Wednesday, June 17, 2009

"Man gone down" by Michael Thomas wins the 2009 IMPAC Award


“We never know his name. But the African-American protagonist of Michael Thomas’ masterful debut, Man Gone Down, will stay with readers for a long time. He lingers because this extraordinary novel comes to us from a writer of enthralling voice and startling insight. Tuned urgently to the way we live now, the winner of the International Dublin IMPAC Prize 2009 is a novel brilliant in its scope and energy, and deeply moving in its human warmth.”

Uniquely, the IMPAC DUBLIN receives its nominations from public libraries around the globe. Man Gone Down was nominated by The National Library Service of Barbados, Bridgetown, which described it as “A vibrant, well written first novel, an exploration of identity, inter-racial relationships and societal values through the eye of a black male.”

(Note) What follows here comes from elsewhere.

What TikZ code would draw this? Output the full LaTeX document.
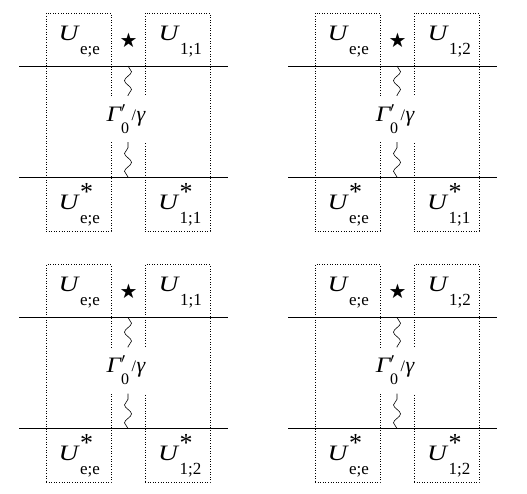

Man Gone Down by Michael Thomas
A beautifully written, insightful, and devastating first novel, Man Gone Down is about a young black father of three in a biracial marriage trying to claim a piece of the American Dream he has bargained on since youth. On the eve of the unnamed narrator's thirty-fifth birthday, he finds himself broke, estranged from his white Boston Brahmin wife and three children, and living in the bedroom of a friend's six-year-old child. He has four days to come up with the money to keep his family afloat, four days to try to make some sense of his life.